The Challenges of Using Electronic Health Records to Predict HIV Acquisition in Large Populations

Douglas Krakower, MD, discusses the challenges of predicting HIV acquisition in large populations using electronic health records.

Douglas Krakower, MD, assistant professor of medicine at Harvard Medical School, discusses the limitations of predicting HIV acquisition in large populations using electronic health records.

Interview transcript (slightly modified for readability):

“We found that you can use the predictive models to have a way to separate people who do acquire HIV from those who don’t with pretty good discrimination. Discrimination is the metric we use to identify the best model in terms of prediction and so the discrimination for the best model was .82 under the receiver operating curve. This is a statistic that helps you figure out how good the model is in distinguishing people that acquire HIV versus those who don’t. This is something that actually compares pretty well to other predictive models that have been used in other areas of medicine, so, we think it may have good clinical utility.

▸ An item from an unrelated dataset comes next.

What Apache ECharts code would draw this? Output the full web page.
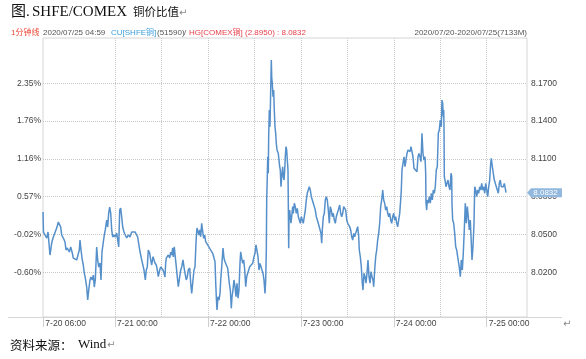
<!DOCTYPE html>
<html><head><meta charset="utf-8">
<script src="https://cdn.jsdelivr.net/npm/echarts@6/dist/echarts.min.js"></script>
<style>html,body{margin:0;padding:0;background:#fff}#c{width:586px;height:359px}</style>
</head><body><div id="c"></div>
<script>
// hours since 2020-07-20 00:00
const hours = [
5.41,5.53,5.92,6.36,6.70,7.21,7.65,8.07,8.50,8.94,9.36,9.61,9.98,10.23,10.65,11.09,11.35,11.68,12.20,12.56,12.97,13.23,13.67,14.11,14.52,14.78,14.96,15.22,15.55,15.81,16.07,16.33,16.69,16.95,17.21,17.54,17.80,18.14,18.40,18.65,18.91,19.27,19.53,19.79,20.13,20.38,20.64,20.98,21.24,21.49,21.86,22.11,22.37,22.63,22.89,23.15,23.41,23.74,24.08,24.44,24.70,24.96,25.21,25.47,25.73,25.99,26.32,26.66,27.02,27.43,27.87,28.31,28.73,
29.17,29.86,30.38,30.79,31.23,31.49,31.83,32.08,32.34,32.60,32.96,33.22,33.48,33.81,34.07,34.33,34.67,34.92,35.18,35.54,35.80,36.06,36.40,36.66,36.91,37.09,37.25,37.51,37.77,38.13,38.38,38.64,38.90,39.06,39.31,39.57,39.83,40.09,40.35,40.71,40.97,41.23,41.56,41.82,42.08,42.41,42.67,42.93,43.29,43.55,43.81,44.14,44.40,44.66,44.84,45.00,45.18,45.44,45.69,45.87,46.13,46.39,46.65,46.91,47.17,47.42,47.68,47.94,48.20,48.46,48.72,48.97,49.23,49.57,49.83,50.01,50.16,50.34,50.60,50.86,51.12,51.30,51.56,51.71,51.89,52.15,52.41,52.74,
53.11,53.52,53.78,54.04,54.22,54.47,54.73,54.99,55.25,55.51,55.77,56.02,56.28,56.46,56.72,56.98,57.24,57.50,57.76,58.01,58.27,58.53,58.79,59.12,59.56,59.90,60.16,60.41,60.67,60.93,61.19,61.45,61.71,61.96,62.22,62.48,62.74,62.92,63.08,63.18,63.33,63.44,63.59,63.69,63.85,64.03,64.21,64.37,64.47,64.62,64.80,64.98,65.14,65.32,65.50,65.66,65.84,66.02,66.17,66.35,66.53,66.69,66.87,67.05,67.31,67.47,67.65,67.83,67.98,68.16,68.34,68.50,68.68,68.76,68.86,68.94,69.12,69.27,69.45,69.63,69.89,70.05,70.31,70.56,70.82,71.08,71.34,71.60,71.86,72.11,72.37,72.63,72.89,73.15,73.41,73.66,73.92,74.18,74.44,74.70,74.96,75.21,75.47,75.73,75.99,76.25,76.50,76.68,
76.94,77.20,77.38,77.54,77.80,78.06,78.31,78.57,78.83,79.09,79.35,79.60,79.86,80.12,80.38,80.64,80.90,81.15,81.41,81.67,82.03,82.29,82.55,82.81,83.06,83.32,83.58,83.84,84.10,84.35,84.61,84.87,85.13,85.39,85.65,85.90,86.16,86.42,86.68,86.94,87.09,87.35,87.61,87.87,88.05,88.31,88.57,88.83,89.08,89.34,89.60,89.86,90.12,90.38,90.63,90.81,91.07,91.33,91.59,91.84,92.10,92.36,92.62,92.88,93.14,93.39,93.65,93.91,94.17,94.43,94.69,94.94,95.20,95.46,95.72,95.98,96.23,96.49,96.75,97.01,97.27,97.53,97.78,97.94,98.12,98.38,98.64,98.90,99.15,99.41,99.67,99.93,100.19,100.44,100.70,
100.96,101.22,101.48,101.73,101.99,102.25,102.51,102.77,103.03,103.28,103.54,103.80,104.06,104.24,104.32,104.50,104.65,104.91,105.17,105.43,105.69,105.95,106.20,106.46,106.72,106.98,107.24,107.50,107.75,108.01,108.27,108.45,108.63,108.79,108.89,108.97,109.05,109.23,109.48,109.74,110.00,110.26,110.52,110.78,110.96,111.03,111.21,111.47,111.73,111.99,112.25,112.50,112.76,113.02,113.18,113.44,113.70,113.95,114.21,114.47,114.73,114.99,115.24,115.50,115.76,116.02,116.20,116.46,116.72,116.90,117.15,117.41,117.67,117.93,118.19,118.45,118.71,118.96,119.22,119.48,119.74,120.00,120.26,120.51,120.77,121.03,121.19,121.45,121.70,121.96,122.22,122.48,122.74,123.00,123.25,123.51,123.77,124.03,124.29,124.55,124.80,124.98
];
// SHFE/COMEX copper price ratio
const ratio = [
8.0678,8.0520,8.0496,8.0472,8.0520,8.0337,8.0432,8.0480,8.0472,8.0551,8.0599,8.0591,8.0559,8.0496,8.0472,8.0440,8.0377,8.0393,8.0361,8.0401,8.0353,8.0313,8.0321,8.0298,8.0313,8.0377,8.0456,8.0377,8.0298,8.0258,8.0194,8.0155,8.0083,7.9980,8.0059,8.0139,8.0163,8.0139,8.0178,8.0083,8.0139,8.0401,8.0298,8.0242,8.0274,8.0139,8.0361,8.0440,8.0496,8.0536,8.0615,8.0559,8.0670,8.0718,8.0670,8.0536,8.0480,8.0496,8.0480,8.0512,8.0456,8.0401,8.0694,8.0710,8.0639,8.0559,8.0520,8.0496,8.0472,8.0496,8.0480,8.0520,8.0512,
8.0520,8.0480,8.0377,8.0313,8.0313,8.0218,8.0139,8.0218,8.0242,8.0377,8.0353,8.0298,8.0258,8.0324,8.0313,8.0274,8.0258,8.0218,8.0165,8.0218,8.0242,8.0234,8.0218,8.0194,8.0163,8.0274,8.0313,8.0321,8.0337,8.0313,8.0361,8.0337,8.0393,8.0321,8.0403,8.0321,8.0244,8.0163,8.0086,8.0163,8.0218,8.0242,8.0298,8.0242,8.0194,8.0139,8.0163,8.0218,8.0234,8.0115,8.0033,8.0139,8.0218,8.0242,8.0377,8.0482,8.0551,8.0522,8.0496,8.0536,8.0482,8.0589,8.0522,8.0469,8.0496,8.0443,8.0456,8.0417,8.0403,8.0390,8.0377,8.0403,8.0351,8.0313,8.0284,8.0115,8.0006,7.9901,8.0006,7.9980,8.0033,8.0139,8.0244,8.0311,8.0393,8.0311,8.0284,8.0271,
8.0232,8.0113,8.0059,7.9914,8.0006,8.0059,8.0139,8.0086,8.0006,8.0113,7.9994,8.0059,8.0271,8.0363,8.0311,8.0271,8.0298,8.0218,8.0086,8.0165,8.0192,8.0218,8.0244,8.0258,8.0271,8.0324,8.0351,8.0417,8.0430,8.0324,8.0218,8.0271,8.0244,8.0218,8.0192,8.0139,8.0033,8.0139,8.0377,8.0774,8.0959,8.1117,8.0986,8.1276,8.1488,8.1355,8.1647,8.1885,8.1752,8.1700,8.1594,8.1647,8.1488,8.1355,8.1303,8.1224,8.1171,8.1171,8.1144,8.1091,8.1038,8.1012,8.0879,8.0959,8.1038,8.0959,8.0932,8.1012,8.1117,8.1197,8.1171,8.1091,8.1012,8.0748,8.0390,8.0615,8.0694,8.0641,8.0589,8.0641,8.0721,8.0668,8.0748,8.0721,8.0668,8.0708,8.0641,8.0615,8.0589,8.0641,8.0615,8.0589,8.0641,8.0694,8.0774,8.0827,8.0853,8.0879,8.0853,8.0800,8.0774,8.0748,8.0721,8.0694,8.0641,8.0615,8.0589,8.0602,
8.0589,8.0509,8.0430,8.0536,8.0641,8.0668,8.0774,8.0800,8.0774,8.0694,8.0589,8.0721,8.0694,8.0641,8.0668,8.0615,8.0589,8.0641,8.0668,8.0694,8.0734,8.0668,8.0641,8.0668,8.0721,8.0734,8.0694,8.0615,8.0589,8.0575,8.0562,8.0536,8.0482,8.0456,8.0509,8.0482,8.0509,8.0536,8.0562,8.0482,8.0377,8.0324,8.0244,8.0113,8.0059,8.0192,8.0165,8.0113,8.0192,8.0298,8.0165,8.0113,8.0205,8.0165,8.0139,8.0086,8.0218,8.0324,8.0377,8.0456,8.0509,8.0589,8.0721,8.0774,8.0853,8.0774,8.0748,8.0694,8.0721,8.0668,8.0641,8.0668,8.0615,8.0589,8.0641,8.0668,8.0615,8.0641,8.0589,8.0562,8.0615,8.0668,8.0774,8.0853,8.1012,8.1065,8.1117,8.1038,8.1091,8.1144,8.1171,8.1184,8.1157,8.1197,8.1210,
8.1117,8.1025,8.1012,8.1025,8.0998,8.1117,8.1144,8.1117,8.1078,8.1303,8.1144,8.1091,8.1117,8.0986,8.0748,8.0694,8.0774,8.0748,8.0800,8.0748,8.0827,8.0774,8.0853,8.0827,8.0879,8.1012,8.1038,8.1303,8.1329,8.1409,8.1355,8.1567,8.1541,8.1435,8.1488,8.1355,8.0959,8.0932,8.0879,8.0906,8.0932,8.0879,8.0853,8.0986,8.0959,8.0748,8.0615,8.0589,8.0509,8.0403,8.0377,8.0324,8.0271,8.0218,8.0165,8.0298,8.0218,8.0351,8.0536,8.0748,8.0589,8.0721,8.0641,8.0536,8.0615,8.0430,8.0298,8.0403,8.0589,8.0879,8.0853,8.0800,8.0853,8.0827,8.0879,8.0853,8.0906,8.0853,8.0879,8.0827,8.0906,8.0853,8.0800,8.0879,8.0932,8.1065,8.1105,8.1038,8.0986,8.0932,8.0906,8.0879,8.0853,8.0827,8.0906,8.0932,8.0879,8.0893,8.0879,8.0906,8.0866,8.0832
];
const lastValue = 8.0832;
const ratioTicks = [8.02, 8.05, 8.08, 8.11, 8.14, 8.17];
const pctTickLabels = ['-0.60%', '-0.02%', '0.57%', '1.16%', '1.76%', '2.35%'];
const xTickHours = [5.5, 24, 48, 72, 96, 120];
const xTickLabels = ['7-20 06:00', '7-21 00:00', '7-22 00:00', '7-23 00:00', '7-24 00:00', '7-25 00:00'];
const xGridHours = [24, 36, 48, 60, 72, 84, 96, 108, 120];

const sans = '"Liberation Sans", Arial, "Noto Sans CJK SC", sans-serif';
const serif = '"Liberation Serif", "Noto Sans CJK SC", serif';
const xMin = 5.405, xMax = 130.405, yMin = 7.98452, yMax = 8.20595;

const chart = echarts.init(document.getElementById('c'));
const pick = (arr, labels, v) => { const i = arr.findIndex(t => Math.abs(t - v) < 1e-6); return i < 0 ? '' : labels[i]; };
chart.setOption({
  animation: false,
  grid: { left: 43, right: 59, top: 38, bottom: 42, show: true, borderColor: '#d6d6d6', borderWidth: 1 },
  xAxis: [
    { type: 'value', min: xMin, max: xMax, position: 'bottom',
      axisLine: { show: false },
      axisTick: { show: true, customValues: xTickHours, length: 10, lineStyle: { color: '#cfcfcf' } },
      axisLabel: { customValues: xTickHours, formatter: v => pick(xTickHours, xTickLabels, v), align: 'left', margin: 2, padding: [0, 0, 0, 2], fontSize: 8.5, color: '#444', fontFamily: sans },
      splitLine: { show: false } },
    { type: 'value', min: xMin, max: xMax, position: 'top',
      axisLine: { show: false }, axisLabel: { show: false },
      axisTick: { show: false, customValues: xGridHours },
      splitLine: { show: true, lineStyle: { type: 'dotted', color: '#c8c8c8', width: 1 } } }
  ],
  yAxis: [
    { type: 'value', min: yMin, max: yMax, position: 'right',
      axisLine: { show: false },
      axisTick: { show: false, customValues: ratioTicks },
      axisLabel: { customValues: ratioTicks, formatter: v => v.toFixed(4), margin: 4, fontSize: 8.5, color: '#444', fontFamily: sans },
      splitLine: { show: true, lineStyle: { type: 'dotted', color: '#c8c8c8', width: 1 } } },
    { type: 'value', min: yMin, max: yMax, position: 'left',
      axisLine: { show: false },
      axisTick: { show: false, customValues: ratioTicks },
      axisLabel: { customValues: ratioTicks, formatter: v => pick(ratioTicks, pctTickLabels, v), margin: 2, fontSize: 8.5, color: '#444', fontFamily: sans },
      splitLine: { show: false } }
  ],
  series: [{
    type: 'line', xAxisIndex: 0, yAxisIndex: 0, showSymbol: false, symbol: 'none',
    data: hours.map((h, i) => [h, ratio[i]]),
    lineStyle: { color: '#5690cb', width: 1.5 },
    markPoint: {
      symbol: 'path://M0,5 L4,0 L35,0 L35,10 L4,10 Z', symbolSize: [35, 9], symbolKeepAspect: false,
      symbolOffset: [17.5, 0],
      itemStyle: { color: '#92b8de' },
      label: { show: true, position: 'inside', formatter: lastValue.toFixed(4), color: '#fff', fontSize: 8, fontFamily: sans, offset: [1, 0] },
      data: [{ coord: [xMax, lastValue] }]
    }
  }],
  graphic: [
    { type: 'text', x: 11, y: 12, style: { text: '图.', font: '15px ' + serif, fill: '#111', verticalAlign: 'middle' } },
    { type: 'text', x: 32, y: 12, style: { text: 'SHFE/COMEX', font: '15px ' + serif, fill: '#111', verticalAlign: 'middle' } },
    { type: 'text', x: 133, y: 12, style: { text: '铜价比值', font: '11.5px "Noto Sans CJK SC", sans-serif', fill: '#111', verticalAlign: 'middle' } },
    { type: 'text', x: 179, y: 13, style: { text: '↵', font: '10px "DejaVu Sans", sans-serif', fill: '#888', verticalAlign: 'middle' } },
    { type: 'text', x: 11, y: 33, style: { text: '1分钟线', font: '8px ' + sans, fill: '#ee4433', verticalAlign: 'middle' } },
    { type: 'text', x: 43, y: 33, style: { text: '2020/07/25 04:59', font: '8px ' + sans, fill: '#555', verticalAlign: 'middle' } },
    { type: 'text', x: 111, y: 33, style: { text: 'CU[SHFE铜]', font: '8px ' + sans, fill: '#3d9fdc', verticalAlign: 'middle' } },
    { type: 'text', x: 157, y: 33, style: { text: '(51590)', font: '8px ' + sans, fill: '#555', verticalAlign: 'middle' } },
    { type: 'text', x: 184, y: 33, style: { text: '/', font: '8px ' + sans, fill: '#555', verticalAlign: 'middle' } },
    { type: 'text', x: 189, y: 33, style: { text: 'HG[COMEX铜] (2.8950) : 8.0832', font: '8px ' + sans, fill: '#e8404a', verticalAlign: 'middle' } },
    { type: 'text', x: 527, y: 33, style: { text: '2020/07/20-2020/07/25(7133M)', font: '8px ' + sans, fill: '#555', align: 'right', verticalAlign: 'middle' } },
    { type: 'line', shape: { x1: 8, y1: 317.5, x2: 562, y2: 317.5 }, style: { stroke: '#d6d6d6', lineWidth: 1 } },
    { type: 'text', x: 563, y: 324, style: { text: '↵', font: '10px "DejaVu Sans", sans-serif', fill: '#888', verticalAlign: 'middle' } },
    { type: 'text', x: 10, y: 345, style: { text: '资料来源：', font: '12.5px "Noto Sans CJK SC", sans-serif', fill: '#111', verticalAlign: 'middle' } },
    { type: 'text', x: 78, y: 345, style: { text: 'Wind', font: '13px ' + serif, fill: '#111', verticalAlign: 'middle' } },
    { type: 'text', x: 107, y: 345, style: { text: '↵', font: '10px "DejaVu Sans", sans-serif', fill: '#888', verticalAlign: 'middle' } }
  ]
});
</script></body></html>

Some limitations include: this algorithm may have some false positives, it may have some false negatives; the predictive accuracy is by no means perfect. In terms of implementing this in a care setting, you would ideally want to use the algorithm to identify which patients within a larger population may be candidates for pre-exposure prophylaxis (PrEP). Then you could alert clinicians to have more comprehensive risk assessments in terms of an in-person process. But no algorithm is perfect, so you’d always want to couch this in terms of the first stage screening test, and then clinicians could get into a more detailed risk assessment within patients.

Also, the limitations include that electronic health records data do not capture behavioral risks for things like HIV infections. For example, you may not have documentation in structured EHR data of someone’s relationships or the HIV status of their sexual partners.

Again, this is a great way to screen a large population very efficiently using a computerized automated algorithm to identify subpopulations that may be candidates for PrEP for more intensive screening by a clinician, but it’s never going to tell you exactly who should or should not be getting PrEP.”